About £750m will be diverted from existing lottery revenues. Another £750m will come from Olympic-themed lottery games, to be authorised by a London Olympics Bill, soon to be go before Parliament.
Charities are bracing themselves not just for the impact of the £750m cut, but also for reduced sales of conventional tickets caused by existing players switching to the new themed games.
The NCVO could sponsor amendments to the Olympics Bill in order to safeguard charities' income, according to its head of campaigns, Chris Stalker.
He said the umbrella body still wanted to explore the idea of abolishing the 12 per cent tax on lottery tickets and splitting the proceeds between good causes and lottery players.
"We want the Government to ensure that money coming to the sector is protected," he said.
The lottery operator Camelot has estimated that about 60 per cent of the money raised by Olympic lottery games might come from "sales diversions" from existing games. According to the DCMS, this will mean a reduction in income to good causes of slightly more than 5 per cent over the seven-year period up to 2012.

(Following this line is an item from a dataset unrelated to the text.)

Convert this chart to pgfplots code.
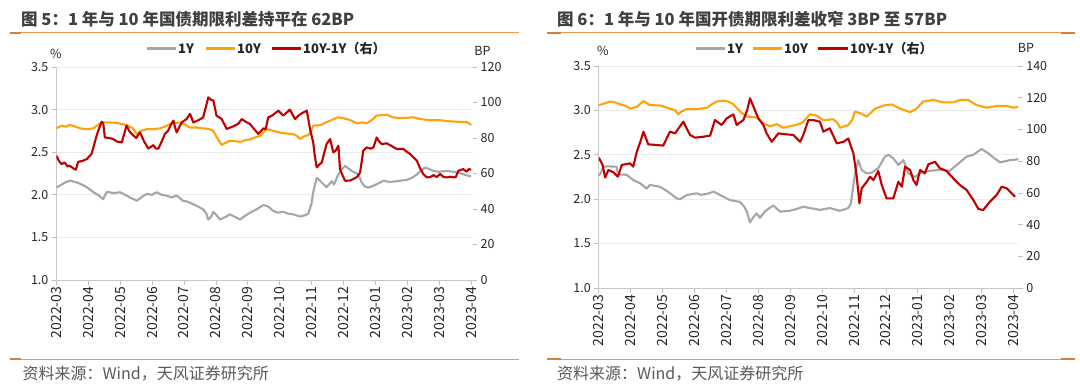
\documentclass[border=0pt]{standalone}
\usepackage{pgfplots}
\pgfplotsset{compat=1.18}
\usepackage{pgfplotstable}
\usepackage{fontspec}
\setmainfont{Noto Sans CJK SC}
\definecolor{cOne}{RGB}{166,166,166}
\definecolor{cTen}{RGB}{255,163,10}
\definecolor{cSpr}{RGB}{192,0,0}
\definecolor{cLine}{RGB}{247,150,70}
\definecolor{cTitle}{RGB}{64,64,64}
\definecolor{cSrc}{RGB}{89,89,89}

\pgfplotstableread{
m v
0 2.086
0.16 2.12
0.3 2.15
0.43 2.165
0.6 2.15
0.74 2.13
0.95 2.09
1.16 2.03
1.3 2.00
1.47 1.95
1.58 2.035
1.8 2.02
2.0 2.03
2.15 2.00
2.3 1.97
2.52 1.93
2.7 1.98
2.83 2.01
3.0 2.00
3.14 2.03
3.3 2.00
3.46 1.99
3.6 1.97
3.77 1.99
3.97 1.93
4.1 1.92
4.29 1.89
4.45 1.86
4.6 1.83
4.7 1.78
4.76 1.71
4.85 1.74
4.92 1.80
5.02 1.76
5.13 1.71
5.3 1.74
5.44 1.77
5.6 1.74
5.76 1.71
5.9 1.75
6.07 1.79
6.28 1.83
6.49 1.88
6.65 1.86
6.8 1.81
6.95 1.79
7.11 1.80
7.25 1.78
7.43 1.77
7.64 1.745
7.8 1.76
7.9 1.78
8.0 1.90
8.05 2.03
8.16 2.20
8.25 2.17
8.37 2.125
8.47 2.09
8.63 2.16
8.7 2.12
8.84 2.24
8.95 2.30
9.05 2.34
9.15 2.31
9.26 2.28
9.46 2.24
9.57 2.145
9.66 2.10
9.78 2.085
9.9 2.10
10.04 2.125
10.25 2.165
10.45 2.15
10.67 2.16
10.98 2.175
11.15 2.20
11.3 2.24
11.45 2.29
11.56 2.32
11.7 2.30
11.82 2.28
12.0 2.27
12.24 2.28
12.45 2.27
12.65 2.255
12.85 2.23
13.0 2.215
}\gzOne

\pgfplotstableread{
m v
0 2.78
0.16 2.81
0.3 2.80
0.42 2.82
0.6 2.80
0.74 2.78
0.95 2.77
1.16 2.78
1.3 2.82
1.42 2.85
1.6 2.85
1.89 2.845
2.05 2.83
2.2 2.82
2.4 2.78
2.52 2.71
2.65 2.75
2.83 2.77
3.05 2.77
3.25 2.78
3.4 2.80
3.56 2.83
3.7 2.84
3.87 2.85
4.0 2.83
4.19 2.79
4.4 2.79
4.6 2.78
4.8 2.77
4.92 2.75
5.05 2.66
5.18 2.585
5.3 2.61
5.44 2.635
5.6 2.63
5.76 2.62
5.9 2.64
6.07 2.65
6.2 2.67
6.38 2.69
6.5 2.74
6.59 2.77
6.8 2.75
7.01 2.73
7.2 2.72
7.43 2.71
7.55 2.69
7.64 2.655
7.78 2.69
7.9 2.70
8.0 2.76
8.05 2.81
8.3 2.82
8.45 2.85
8.58 2.87
8.7 2.89
8.84 2.91
9.1 2.89
9.25 2.87
9.41 2.84
9.6 2.85
9.73 2.84
9.9 2.88
10.04 2.93
10.2 2.935
10.35 2.94
10.55 2.91
10.77 2.90
11.0 2.905
11.19 2.91
11.4 2.89
11.6 2.88
11.8 2.875
12.03 2.875
12.25 2.865
12.44 2.86
12.65 2.855
12.86 2.855
12.95 2.835
13.0 2.82
}\gzTen

\pgfplotstableread{
m v
0 70.0
0.08 67
0.16 65.3
0.26 66.2
0.35 64
0.42 64.4
0.52 63
0.61 62.1
0.68 66.6
0.8 67
0.95 68.1
1.1 71.0
1.18 76
1.26 81.3
1.35 86
1.42 89.2
1.47 88
1.52 80.3
1.65 80
1.78 79.4
1.9 78
2.05 77.5
2.12 82
2.2 87.0
2.28 84
2.36 82.3
2.5 80
2.62 83.2
2.75 78
2.88 74.1
2.96 75
3.04 76.0
3.12 74
3.2 74.1
3.3 78
3.4 82.3
3.5 84
3.6 88
3.67 89.8
3.72 86
3.77 83.2
3.85 86
3.93 88.8
4.08 90.7
4.19 93.6
4.29 88.8
4.45 90
4.6 91.6
4.68 97
4.76 102.9
4.85 101.5
4.92 101.1
5.02 92.6
5.18 90.7
5.34 85.1
5.55 86.6
5.7 88
5.81 90.7
5.95 89
6.07 87.9
6.2 85
6.33 82.3
6.49 85.4
6.56 85
6.64 91.6
6.75 92.5
6.96 95.4
7.11 92.6
7.32 96.0
7.48 90.7
7.59 92.6
7.7 94
7.85 95.4
7.95 85.1
8.05 77.5
8.1 70
8.16 63.4
8.24 65
8.32 66.2
8.4 72
8.47 76.6
8.58 79.4
8.68 71.9
8.76 73
8.84 75.7
8.89 62.5
8.97 59
9.05 55.9
9.2 56
9.31 56.9
9.42 58
9.52 60.6
9.62 72.8
9.73 74.7
9.85 74
9.94 74.7
10.04 80.3
10.12 78
10.2 76.6
10.35 77
10.46 76.0
10.55 75
10.67 73.8
10.88 73.8
11.0 72
11.09 71.0
11.2 69
11.3 67.2
11.4 63
11.5 59.7
11.61 57.8
11.72 58
11.82 59.1
11.92 58
12.03 59.7
12.14 58
12.24 57.8
12.35 58.2
12.44 57.8
12.52 58
12.6 61.5
12.75 62.5
12.86 61.0
12.93 62.5
13.0 62.1
}\gzSpr

\pgfplotstableread{
m v
0 2.265
0.07 2.30
0.14 2.366
0.3 2.37
0.56 2.366
0.6 2.28
0.87 2.275
1.08 2.216
1.29 2.18
1.5 2.12
1.6 2.16
1.92 2.14
2.1 2.10
2.23 2.067
2.44 2.01
2.55 2.00
2.76 2.047
3.07 2.066
3.2 2.05
3.39 2.06
3.6 2.085
3.8 2.047
3.95 2.02
4.11 1.99
4.42 1.97
4.55 1.92
4.64 1.86
4.74 1.74
4.85 1.80
4.95 1.84
5.05 1.79
5.2 1.86
5.35 1.90
5.47 1.93
5.68 1.86
5.99 1.87
6.2 1.89
6.41 1.915
6.62 1.90
6.93 1.88
7.24 1.90
7.56 1.87
7.82 1.90
7.9 1.95
7.98 2.16
8.05 2.32
8.13 2.44
8.24 2.33
8.4 2.29
8.56 2.30
8.76 2.35
8.97 2.48
9.08 2.50
9.23 2.46
9.39 2.385
9.55 2.44
9.7 2.29
9.91 2.25
10.12 2.30
10.38 2.32
10.69 2.33
11.0 2.32
11.22 2.385
11.53 2.48
11.74 2.50
12.0 2.565
12.21 2.517
12.4 2.46
12.58 2.415
12.9 2.44
13.15 2.45
}\kfOne

\pgfplotstableread{
m v
0 3.06
0.2 3.08
0.35 3.10
0.5 3.09
0.66 3.07
0.85 3.05
0.98 3.02
1.19 3.04
1.4 3.105
1.6 3.06
1.92 3.055
2.23 3.02
2.4 3.00
2.49 2.955
2.6 2.99
2.76 3.015
3.07 3.015
3.39 3.03
3.55 3.07
3.7 3.10
3.9 3.11
4.05 3.10
4.22 3.07
4.43 2.985
4.64 2.93
4.95 2.92
5.16 2.855
5.37 2.82
5.58 2.845
5.78 2.805
6.1 2.83
6.31 2.85
6.41 2.873
6.55 2.93
6.62 2.956
6.83 2.94
7.04 2.89
7.35 2.90
7.48 2.86
7.56 2.805
7.82 2.835
7.95 2.90
8.03 2.985
8.19 2.97
8.4 2.93
8.66 3.02
8.98 3.06
9.19 3.067
9.44 3.02
9.76 2.98
9.96 3.02
10.17 3.10
10.49 3.117
10.8 3.09
11.11 3.09
11.32 3.117
11.58 3.117
11.84 3.06
12.16 3.03
12.47 3.05
12.79 3.05
13.0 3.03
13.15 3.04
}\kfTen

\pgfplotstableread{
m v
0.0 82.2
0.12 77.6
0.2 69.6
0.3 74.4
0.46 72.9
0.6 70.2
0.72 77.6
0.98 78.6
1.08 76.5
1.19 85.9
1.3 92
1.4 98.6
1.55 90.6
1.81 90.2
2.02 89.8
2.12 94
2.23 98.6
2.39 97.5
2.5 100.7
2.65 104.9
2.86 96.5
3.02 94.8
3.28 95.4
3.49 96.1
3.64 105.9
3.85 102.8
4.01 107.0
4.22 109.5
4.32 102.8
4.53 105.9
4.65 112
4.74 119.6
4.85 114.3
5.0 107.0
5.16 102.8
5.26 97.5
5.42 92.2
5.63 97.5
5.89 96.9
6.1 96.5
6.31 92.2
6.41 96.5
6.57 105.9
6.72 105.9
6.93 104.9
7.04 98.6
7.24 100.7
7.46 91.2
7.67 92.2
7.82 94.3
7.98 84.9
8.08 71.2
8.17 53.4
8.24 62.8
8.4 67.0
8.5 70.2
8.61 68.1
8.76 73.8
8.87 64.9
9.02 56.5
9.23 56.5
9.39 67.0
9.5 63.9
9.6 76.5
9.76 74.4
9.86 68.1
9.96 64.9
10.07 74.4
10.22 72.3
10.33 78.0
10.54 79.6
10.69 75.6
10.9 73.8
11.11 69.2
11.32 64.9
11.53 61.8
11.74 55.5
11.9 49.8
12.05 49.2
12.26 54.4
12.47 58.6
12.63 63.9
12.79 62.8
13.0 58.6
13.05 57.6
}\kfSpr

\pgfplotsset{
  base/.style={scale only axis, anchor=south west, xmin=0,
    tick align=outside, major tick length=4.5pt,
    tick style={color=black!25, line width=0.7pt},
    axis line style={color=black!22, line width=0.8pt},
    ticklabel style={font=\fontsize{12.5}{12.5}\selectfont, text=black!85},
    /pgf/number format/assume math mode=true},
  leftax/.style={base, axis x line*=bottom, axis y line*=left,
    ymin=1, ymax=3.5, ytick={1,1.5,2,2.5,3,3.5},
    ymajorgrids, grid style={color=black!8, line width=0.7pt},
    yticklabel style={/pgf/number format/.cd, fixed, fixed zerofill, precision=1},
    xtick={0,...,13},
    xticklabels={2022-03,2022-04,2022-05,2022-06,2022-07,2022-08,2022-09,2022-10,2022-11,2022-12,2023-01,2023-02,2023-03,2023-04},
    xticklabel style={rotate=90, anchor=east, inner sep=2pt, font=\fontsize{14}{14}\selectfont}},
  rightax/.style={base, axis x line=none, axis y line*=right,
    y axis line style={draw=none}, ymin=0},
  ser/.style={line width=2.1pt, line join=round},
}

\begin{document}
\begin{tikzpicture}[x=1pt,y=1pt]
\path[use as bounding box, fill=white] (0,0) rectangle (1080,384);

% ---------- left panel decorations
\node[anchor=west, inner sep=0, text=cTitle, font=\fontsize{16.5}{16.5}\selectfont\bfseries] at (21,365) {图 5：1 年与 10 年国债期限利差持平在 62BP};
\draw[cLine, line width=1pt] (10,351) -- (519,351);
\draw[cLine!85!black, line width=2pt] (10,351) -- (21,351);
\draw[cLine, line width=1pt] (10,25) -- (519,25);
\draw[cLine!85!black, line width=2pt] (10,25) -- (21,25);
\node[anchor=west, inner sep=0, text=cSrc, font=\fontsize{16}{16}\selectfont] at (22.5,10) {资料来源：Wind，天风证券研究所};
\node[inner sep=0, text=black!85, font=\fontsize{12.5}{12.5}\selectfont] at (56,330) {\%};
\node[inner sep=0, text=black!85, font=\fontsize{12.5}{12.5}\selectfont] at (482.5,333) {BP};
% legend
\begin{scope}[font=\fontsize{13}{13}\selectfont\bfseries, text=black!85]
\draw[cOne, line width=3pt] (147,335.6) -- (176,335.6);
\node[anchor=west, inner sep=0] at (178,335.6) {1Y};
\draw[cTen, line width=3pt] (206,335.6) -- (235,335.6);
\node[anchor=west, inner sep=0] at (237,335.6) {10Y};
\draw[cSpr, line width=3pt] (272,335.6) -- (301,335.6);
\node[anchor=west, inner sep=0] at (303,335.6) {10Y-1Y（右）};
\end{scope}

% ---------- left panel axes
\begin{axis}[leftax, at={(56.4pt,104pt)}, width=416.3pt, height=213pt, xmax=13.05]
\addplot[ser, cOne] table[x=m, y=v] {\gzOne};
\addplot[ser, cTen] table[x=m, y=v] {\gzTen};
\end{axis}
\begin{axis}[rightax, at={(56.4pt,104pt)}, width=416.3pt, height=213pt, xmax=13.05,
  ymax=120, ytick={0,20,...,120}]
\addplot[ser, cSpr] table[x=m, y=v] {\gzSpr};
\end{axis}

% ---------- right panel decorations
\node[anchor=west, inner sep=0, text=cTitle, font=\fontsize{16.5}{16.5}\selectfont\bfseries] at (557,365) {图 6：1 年与 10 年国开债期限利差收窄 3BP 至 57BP};
\draw[cLine, line width=1pt] (547,351) -- (1075,351);
\draw[cLine!85!black, line width=2pt] (547,351) -- (561,351);
\draw[cLine!85!black, line width=2pt] (1061,351) -- (1075,351);
\draw[cLine, line width=1pt] (547,25) -- (1075,25);
\draw[cLine!85!black, line width=2pt] (547,25) -- (561,25);
\draw[cLine!85!black, line width=2pt] (1061,25) -- (1075,25);
\node[anchor=west, inner sep=0, text=cSrc, font=\fontsize{16}{16}\selectfont] at (557,10) {资料来源：Wind，天风证券研究所};
\node[inner sep=0, text=black!85, font=\fontsize{12.5}{12.5}\selectfont] at (603,333) {\%};
\node[inner sep=0, text=black!85, font=\fontsize{12.5}{12.5}\selectfont] at (1026,336) {BP};
\begin{scope}[font=\fontsize{13}{13}\selectfont\bfseries, text=black!85]
\draw[cOne, line width=3pt] (696,335.6) -- (725,335.6);
\node[anchor=west, inner sep=0] at (727,335.6) {1Y};
\draw[cTen, line width=3pt] (753,335.6) -- (782,335.6);
\node[anchor=west, inner sep=0] at (784,335.6) {10Y};
\draw[cSpr, line width=3pt] (818,335.6) -- (848,335.6);
\node[anchor=west, inner sep=0] at (850,335.6) {10Y-1Y（右）};
\end{scope}

% ---------- right panel axes
\begin{axis}[leftax, at={(598.8pt,96pt)}, width=419.5pt, height=222pt, xmax=13.15]
\addplot[ser, cOne] table[x=m, y=v] {\kfOne};
\addplot[ser, cTen] table[x=m, y=v] {\kfTen};
\end{axis}
\begin{axis}[rightax, at={(598.8pt,96pt)}, width=419.5pt, height=222pt, xmax=13.15,
  ymax=140, ytick={0,20,...,140}]
\addplot[ser, cSpr] table[x=m, y=v] {\kfSpr};
\end{axis}
\end{tikzpicture}
\end{document}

But a Camelot spokeswoman said the operator was now more optimistic about the effect on good causes. "There is always some cannibalisation," she said. "But the Games will be introduced on the back of increased ticket sales, which is bucking international trends.
"We believe the Olympics will give added impetus to the lottery in general, and an increase in interest across the board."
The SCVO is meeting DCMS officials this week to discuss the implications of the Olympics on the National Lottery. But a spokesman said the sector was expecting reduced income as a result of the changes. "This is just salami slicing, as far as we can see," he said.